**Exercise details**
Leaving out all pictures, copy exactly the lines from the one containing "Rebuild this chart" down to the one containing "0.19, 0.12, 0.07, 0.04, 0.02, 0.01, 0.0]", both of them included.

**Data**
..............................
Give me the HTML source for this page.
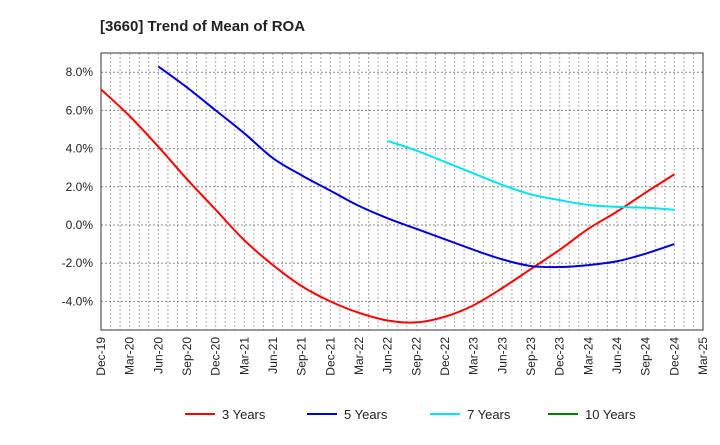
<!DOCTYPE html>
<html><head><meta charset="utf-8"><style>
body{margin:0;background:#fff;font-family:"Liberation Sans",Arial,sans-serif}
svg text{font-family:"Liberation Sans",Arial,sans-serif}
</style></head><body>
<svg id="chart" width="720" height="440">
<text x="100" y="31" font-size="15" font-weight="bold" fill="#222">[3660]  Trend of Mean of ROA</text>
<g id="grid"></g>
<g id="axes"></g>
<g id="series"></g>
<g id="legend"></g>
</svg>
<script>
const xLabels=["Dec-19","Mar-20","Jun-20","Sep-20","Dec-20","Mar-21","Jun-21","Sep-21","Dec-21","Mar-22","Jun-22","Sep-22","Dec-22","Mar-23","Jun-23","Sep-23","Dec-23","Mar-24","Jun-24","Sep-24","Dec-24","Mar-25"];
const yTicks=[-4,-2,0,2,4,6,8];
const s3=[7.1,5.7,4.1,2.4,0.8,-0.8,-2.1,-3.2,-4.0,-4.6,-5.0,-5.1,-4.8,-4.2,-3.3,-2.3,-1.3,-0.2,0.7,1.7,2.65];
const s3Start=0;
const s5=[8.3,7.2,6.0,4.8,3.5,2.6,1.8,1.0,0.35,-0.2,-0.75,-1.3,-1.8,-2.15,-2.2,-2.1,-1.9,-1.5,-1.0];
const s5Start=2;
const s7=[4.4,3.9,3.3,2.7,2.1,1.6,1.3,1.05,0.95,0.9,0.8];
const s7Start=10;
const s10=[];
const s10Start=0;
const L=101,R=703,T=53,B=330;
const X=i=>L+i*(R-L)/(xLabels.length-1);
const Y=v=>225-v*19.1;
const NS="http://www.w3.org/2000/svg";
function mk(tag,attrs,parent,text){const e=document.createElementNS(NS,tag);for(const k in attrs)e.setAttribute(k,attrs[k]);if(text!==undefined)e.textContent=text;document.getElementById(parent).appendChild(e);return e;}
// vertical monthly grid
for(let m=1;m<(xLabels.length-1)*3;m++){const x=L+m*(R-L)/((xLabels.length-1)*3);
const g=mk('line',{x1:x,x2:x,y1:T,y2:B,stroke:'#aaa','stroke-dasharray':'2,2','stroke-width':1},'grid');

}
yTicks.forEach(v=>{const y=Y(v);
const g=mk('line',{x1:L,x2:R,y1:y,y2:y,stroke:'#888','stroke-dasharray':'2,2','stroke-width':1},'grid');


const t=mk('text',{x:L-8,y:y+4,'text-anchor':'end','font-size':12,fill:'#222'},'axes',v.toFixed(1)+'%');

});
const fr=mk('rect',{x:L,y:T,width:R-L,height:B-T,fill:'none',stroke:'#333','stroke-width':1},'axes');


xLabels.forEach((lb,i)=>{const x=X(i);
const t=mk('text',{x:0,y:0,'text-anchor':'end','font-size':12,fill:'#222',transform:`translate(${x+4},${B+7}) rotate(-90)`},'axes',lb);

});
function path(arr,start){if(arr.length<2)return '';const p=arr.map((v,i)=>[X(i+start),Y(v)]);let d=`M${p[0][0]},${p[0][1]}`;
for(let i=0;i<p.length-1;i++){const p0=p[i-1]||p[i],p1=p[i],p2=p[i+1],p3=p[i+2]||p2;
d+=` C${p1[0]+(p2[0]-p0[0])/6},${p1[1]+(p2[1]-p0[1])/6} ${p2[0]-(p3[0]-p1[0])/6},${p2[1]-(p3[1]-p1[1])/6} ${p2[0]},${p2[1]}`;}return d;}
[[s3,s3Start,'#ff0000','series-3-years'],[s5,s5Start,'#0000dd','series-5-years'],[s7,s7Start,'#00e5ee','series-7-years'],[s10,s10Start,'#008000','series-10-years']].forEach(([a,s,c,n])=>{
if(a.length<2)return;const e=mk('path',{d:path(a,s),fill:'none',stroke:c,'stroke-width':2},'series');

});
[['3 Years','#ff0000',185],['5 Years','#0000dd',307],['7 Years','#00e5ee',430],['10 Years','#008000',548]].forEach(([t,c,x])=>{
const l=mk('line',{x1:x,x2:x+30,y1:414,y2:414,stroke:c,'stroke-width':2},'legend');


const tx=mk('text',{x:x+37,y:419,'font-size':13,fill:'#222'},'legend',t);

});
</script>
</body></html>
..............................
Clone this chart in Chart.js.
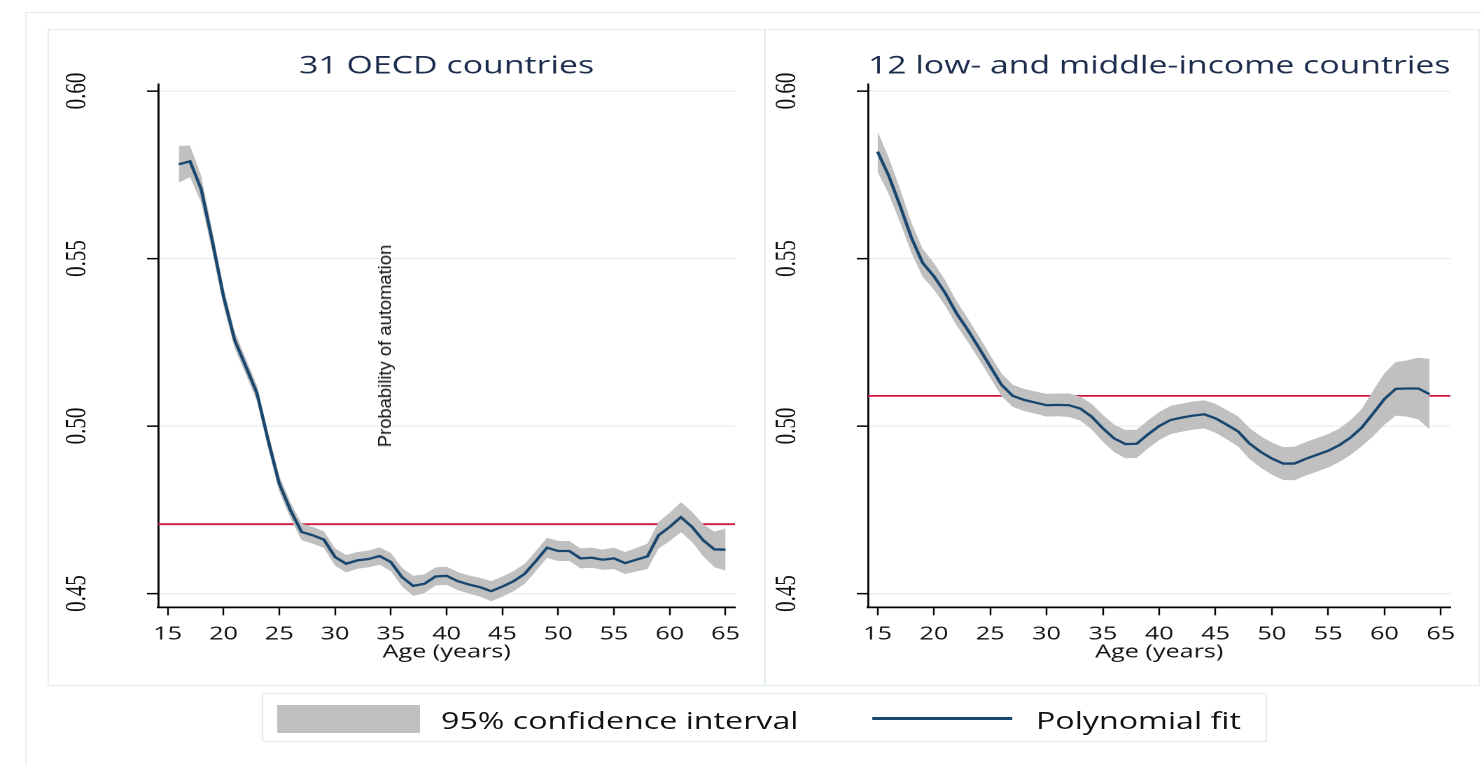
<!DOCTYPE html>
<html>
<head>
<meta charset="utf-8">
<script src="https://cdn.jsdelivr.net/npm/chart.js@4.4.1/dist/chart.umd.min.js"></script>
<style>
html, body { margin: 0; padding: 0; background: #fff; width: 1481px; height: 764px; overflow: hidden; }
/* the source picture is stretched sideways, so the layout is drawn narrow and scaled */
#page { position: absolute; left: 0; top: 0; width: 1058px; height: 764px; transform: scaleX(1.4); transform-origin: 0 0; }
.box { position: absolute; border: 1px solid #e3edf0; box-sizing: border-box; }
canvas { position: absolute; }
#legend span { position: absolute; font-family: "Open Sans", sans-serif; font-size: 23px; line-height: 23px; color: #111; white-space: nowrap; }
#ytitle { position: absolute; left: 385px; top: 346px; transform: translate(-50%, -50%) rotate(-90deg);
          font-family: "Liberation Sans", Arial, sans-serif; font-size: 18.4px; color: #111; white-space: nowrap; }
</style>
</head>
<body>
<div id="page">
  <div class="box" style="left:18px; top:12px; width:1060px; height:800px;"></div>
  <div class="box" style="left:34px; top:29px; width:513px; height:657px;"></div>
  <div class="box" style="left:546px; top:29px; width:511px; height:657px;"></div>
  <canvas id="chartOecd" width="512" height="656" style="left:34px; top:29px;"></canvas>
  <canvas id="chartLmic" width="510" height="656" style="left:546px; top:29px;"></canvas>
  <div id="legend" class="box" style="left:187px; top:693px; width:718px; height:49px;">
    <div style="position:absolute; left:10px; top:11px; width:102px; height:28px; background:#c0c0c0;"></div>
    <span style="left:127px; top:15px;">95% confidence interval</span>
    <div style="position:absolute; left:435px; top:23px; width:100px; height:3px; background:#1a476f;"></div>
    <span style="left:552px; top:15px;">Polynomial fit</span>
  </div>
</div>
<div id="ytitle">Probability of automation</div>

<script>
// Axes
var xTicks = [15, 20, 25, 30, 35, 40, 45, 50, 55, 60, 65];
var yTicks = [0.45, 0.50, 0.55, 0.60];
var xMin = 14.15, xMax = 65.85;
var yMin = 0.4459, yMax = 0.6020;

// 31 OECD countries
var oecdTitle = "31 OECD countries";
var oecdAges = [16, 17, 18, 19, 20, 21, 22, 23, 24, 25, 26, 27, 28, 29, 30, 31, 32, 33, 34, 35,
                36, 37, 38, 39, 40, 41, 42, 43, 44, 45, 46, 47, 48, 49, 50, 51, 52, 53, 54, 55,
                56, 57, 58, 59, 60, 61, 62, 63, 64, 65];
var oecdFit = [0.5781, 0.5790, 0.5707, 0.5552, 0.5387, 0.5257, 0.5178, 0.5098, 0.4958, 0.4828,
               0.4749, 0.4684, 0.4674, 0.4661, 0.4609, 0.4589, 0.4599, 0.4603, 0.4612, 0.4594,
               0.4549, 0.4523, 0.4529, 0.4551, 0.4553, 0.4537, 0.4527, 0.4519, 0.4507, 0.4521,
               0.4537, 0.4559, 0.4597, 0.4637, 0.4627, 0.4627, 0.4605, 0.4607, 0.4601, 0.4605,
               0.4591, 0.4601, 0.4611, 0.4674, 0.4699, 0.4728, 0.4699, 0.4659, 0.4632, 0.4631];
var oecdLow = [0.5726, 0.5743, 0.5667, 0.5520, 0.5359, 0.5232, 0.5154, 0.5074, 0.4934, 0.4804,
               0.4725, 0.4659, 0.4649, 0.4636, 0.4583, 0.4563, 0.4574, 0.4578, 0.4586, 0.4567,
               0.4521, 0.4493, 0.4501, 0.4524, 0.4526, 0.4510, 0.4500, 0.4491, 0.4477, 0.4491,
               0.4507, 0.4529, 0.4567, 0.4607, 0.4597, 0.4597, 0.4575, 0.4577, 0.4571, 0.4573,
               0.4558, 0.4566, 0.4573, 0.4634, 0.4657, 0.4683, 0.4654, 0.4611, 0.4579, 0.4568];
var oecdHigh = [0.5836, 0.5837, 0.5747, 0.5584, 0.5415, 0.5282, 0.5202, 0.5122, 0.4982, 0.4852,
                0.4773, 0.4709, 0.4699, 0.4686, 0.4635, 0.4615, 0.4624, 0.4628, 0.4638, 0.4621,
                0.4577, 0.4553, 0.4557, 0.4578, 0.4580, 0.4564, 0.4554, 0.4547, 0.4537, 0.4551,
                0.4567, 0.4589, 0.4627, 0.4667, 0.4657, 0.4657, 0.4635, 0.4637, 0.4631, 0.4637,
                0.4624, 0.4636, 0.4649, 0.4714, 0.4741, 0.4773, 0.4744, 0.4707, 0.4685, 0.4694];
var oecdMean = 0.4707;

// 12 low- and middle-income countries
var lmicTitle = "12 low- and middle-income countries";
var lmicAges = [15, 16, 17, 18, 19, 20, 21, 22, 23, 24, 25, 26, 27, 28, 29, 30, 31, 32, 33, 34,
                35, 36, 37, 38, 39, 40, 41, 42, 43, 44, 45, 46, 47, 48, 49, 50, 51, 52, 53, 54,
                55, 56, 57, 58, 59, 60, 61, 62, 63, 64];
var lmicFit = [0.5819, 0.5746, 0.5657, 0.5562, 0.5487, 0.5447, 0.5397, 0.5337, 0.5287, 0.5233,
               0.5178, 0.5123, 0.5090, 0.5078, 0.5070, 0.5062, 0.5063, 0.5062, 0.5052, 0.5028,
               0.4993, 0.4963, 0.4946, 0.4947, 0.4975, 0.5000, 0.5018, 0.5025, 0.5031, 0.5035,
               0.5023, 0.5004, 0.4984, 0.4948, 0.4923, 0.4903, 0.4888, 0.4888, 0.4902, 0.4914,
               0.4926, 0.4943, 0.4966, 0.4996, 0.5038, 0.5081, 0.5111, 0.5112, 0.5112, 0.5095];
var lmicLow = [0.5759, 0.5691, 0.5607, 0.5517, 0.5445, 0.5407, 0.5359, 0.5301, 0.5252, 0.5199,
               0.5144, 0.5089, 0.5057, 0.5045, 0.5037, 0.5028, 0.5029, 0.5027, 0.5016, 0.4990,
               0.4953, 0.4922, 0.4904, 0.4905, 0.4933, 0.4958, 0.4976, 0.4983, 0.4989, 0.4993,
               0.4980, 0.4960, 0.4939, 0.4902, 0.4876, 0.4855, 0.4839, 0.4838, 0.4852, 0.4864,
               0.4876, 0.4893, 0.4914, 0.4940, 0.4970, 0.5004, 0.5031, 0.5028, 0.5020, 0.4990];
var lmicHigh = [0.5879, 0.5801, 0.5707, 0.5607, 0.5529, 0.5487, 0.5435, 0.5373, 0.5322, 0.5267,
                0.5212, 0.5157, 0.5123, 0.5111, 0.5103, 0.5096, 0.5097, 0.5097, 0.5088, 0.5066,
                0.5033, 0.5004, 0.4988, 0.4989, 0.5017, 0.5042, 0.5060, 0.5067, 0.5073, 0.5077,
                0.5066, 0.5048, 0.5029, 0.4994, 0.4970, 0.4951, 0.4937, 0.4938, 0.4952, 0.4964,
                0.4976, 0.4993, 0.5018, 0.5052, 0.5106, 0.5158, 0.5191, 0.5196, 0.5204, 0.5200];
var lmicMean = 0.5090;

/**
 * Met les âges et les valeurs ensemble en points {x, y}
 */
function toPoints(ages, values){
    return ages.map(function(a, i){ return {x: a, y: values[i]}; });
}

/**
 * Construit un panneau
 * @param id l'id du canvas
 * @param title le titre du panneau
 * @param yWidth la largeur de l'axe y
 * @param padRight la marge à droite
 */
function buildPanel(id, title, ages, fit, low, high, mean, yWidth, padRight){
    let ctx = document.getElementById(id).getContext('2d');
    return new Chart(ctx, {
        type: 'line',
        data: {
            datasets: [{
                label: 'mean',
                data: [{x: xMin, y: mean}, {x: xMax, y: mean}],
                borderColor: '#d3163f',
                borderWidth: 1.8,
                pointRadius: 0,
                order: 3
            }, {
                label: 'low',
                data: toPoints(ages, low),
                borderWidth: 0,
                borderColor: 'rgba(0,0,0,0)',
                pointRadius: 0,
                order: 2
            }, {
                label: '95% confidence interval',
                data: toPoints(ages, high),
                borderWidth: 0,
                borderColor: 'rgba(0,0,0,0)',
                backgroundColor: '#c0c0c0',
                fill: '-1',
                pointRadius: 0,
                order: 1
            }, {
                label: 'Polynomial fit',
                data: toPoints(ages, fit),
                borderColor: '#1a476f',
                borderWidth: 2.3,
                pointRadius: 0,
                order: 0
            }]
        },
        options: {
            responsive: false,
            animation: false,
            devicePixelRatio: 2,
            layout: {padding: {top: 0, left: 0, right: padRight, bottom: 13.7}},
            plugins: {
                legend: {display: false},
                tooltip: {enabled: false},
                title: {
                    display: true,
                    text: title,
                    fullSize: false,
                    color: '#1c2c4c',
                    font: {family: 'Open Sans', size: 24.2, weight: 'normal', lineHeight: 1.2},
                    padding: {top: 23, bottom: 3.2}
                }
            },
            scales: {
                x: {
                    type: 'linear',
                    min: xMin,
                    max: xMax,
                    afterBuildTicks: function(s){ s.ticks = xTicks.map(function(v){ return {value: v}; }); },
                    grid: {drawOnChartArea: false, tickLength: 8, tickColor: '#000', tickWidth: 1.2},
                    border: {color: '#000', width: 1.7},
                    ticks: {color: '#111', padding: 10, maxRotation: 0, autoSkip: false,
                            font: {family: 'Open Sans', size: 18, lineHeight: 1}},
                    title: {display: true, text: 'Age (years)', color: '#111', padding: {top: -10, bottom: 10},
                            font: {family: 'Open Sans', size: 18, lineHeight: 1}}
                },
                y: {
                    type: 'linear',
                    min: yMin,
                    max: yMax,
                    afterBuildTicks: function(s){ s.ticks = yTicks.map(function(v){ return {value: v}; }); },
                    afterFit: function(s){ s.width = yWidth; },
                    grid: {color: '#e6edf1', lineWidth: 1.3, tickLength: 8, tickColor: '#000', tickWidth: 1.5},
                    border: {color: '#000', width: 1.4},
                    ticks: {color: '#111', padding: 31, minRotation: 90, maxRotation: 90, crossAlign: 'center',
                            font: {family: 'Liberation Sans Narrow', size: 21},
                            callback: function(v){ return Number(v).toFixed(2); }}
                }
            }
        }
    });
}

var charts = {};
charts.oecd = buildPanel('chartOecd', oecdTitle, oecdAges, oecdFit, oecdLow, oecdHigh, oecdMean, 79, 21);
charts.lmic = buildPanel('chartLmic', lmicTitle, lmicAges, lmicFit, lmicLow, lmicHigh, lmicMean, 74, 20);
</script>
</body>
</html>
..............................
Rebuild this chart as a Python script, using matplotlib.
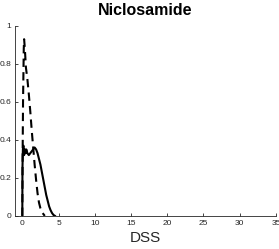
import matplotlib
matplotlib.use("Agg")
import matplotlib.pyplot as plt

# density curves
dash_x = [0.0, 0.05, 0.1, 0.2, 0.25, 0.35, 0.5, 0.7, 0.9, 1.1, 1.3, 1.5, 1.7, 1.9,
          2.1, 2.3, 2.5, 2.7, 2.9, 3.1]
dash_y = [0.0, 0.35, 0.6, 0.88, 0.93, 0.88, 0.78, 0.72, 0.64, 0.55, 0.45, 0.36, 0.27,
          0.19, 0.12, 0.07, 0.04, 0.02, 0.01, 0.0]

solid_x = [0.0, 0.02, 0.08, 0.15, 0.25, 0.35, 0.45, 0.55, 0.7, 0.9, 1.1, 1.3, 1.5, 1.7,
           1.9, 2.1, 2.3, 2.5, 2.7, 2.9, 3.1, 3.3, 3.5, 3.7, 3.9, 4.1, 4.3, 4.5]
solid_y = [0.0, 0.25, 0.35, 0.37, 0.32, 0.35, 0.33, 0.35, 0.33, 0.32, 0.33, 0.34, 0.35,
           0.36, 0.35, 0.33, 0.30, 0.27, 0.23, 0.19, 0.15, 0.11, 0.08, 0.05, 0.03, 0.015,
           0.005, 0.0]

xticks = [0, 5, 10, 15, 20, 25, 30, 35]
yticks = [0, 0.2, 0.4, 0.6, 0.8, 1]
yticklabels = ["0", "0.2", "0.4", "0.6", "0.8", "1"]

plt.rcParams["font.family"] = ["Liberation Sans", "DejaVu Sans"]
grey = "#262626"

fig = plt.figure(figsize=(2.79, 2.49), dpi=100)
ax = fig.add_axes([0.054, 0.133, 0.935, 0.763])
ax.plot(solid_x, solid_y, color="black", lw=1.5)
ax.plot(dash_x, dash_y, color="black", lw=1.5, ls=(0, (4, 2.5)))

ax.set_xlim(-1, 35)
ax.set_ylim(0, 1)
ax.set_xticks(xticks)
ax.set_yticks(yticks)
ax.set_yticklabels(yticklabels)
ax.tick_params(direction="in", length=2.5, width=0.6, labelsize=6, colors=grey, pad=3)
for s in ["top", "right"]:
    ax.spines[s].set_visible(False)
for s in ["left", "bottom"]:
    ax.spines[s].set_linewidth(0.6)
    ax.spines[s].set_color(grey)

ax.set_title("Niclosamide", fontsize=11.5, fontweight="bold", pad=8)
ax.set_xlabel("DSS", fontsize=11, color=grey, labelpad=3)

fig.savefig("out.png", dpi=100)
..............................
**Solution to this task**
Rebuild this chart as a Python script, using matplotlib.
import matplotlib
matplotlib.use("Agg")
import matplotlib.pyplot as plt

# density curves
dash_x = [0.0, 0.05, 0.1, 0.2, 0.25, 0.35, 0.5, 0.7, 0.9, 1.1, 1.3, 1.5, 1.7, 1.9,
          2.1, 2.3, 2.5, 2.7, 2.9, 3.1]
dash_y = [0.0, 0.35, 0.6, 0.88, 0.93, 0.88, 0.78, 0.72, 0.64, 0.55, 0.45, 0.36, 0.27,
          0.19, 0.12, 0.07, 0.04, 0.02, 0.01, 0.0]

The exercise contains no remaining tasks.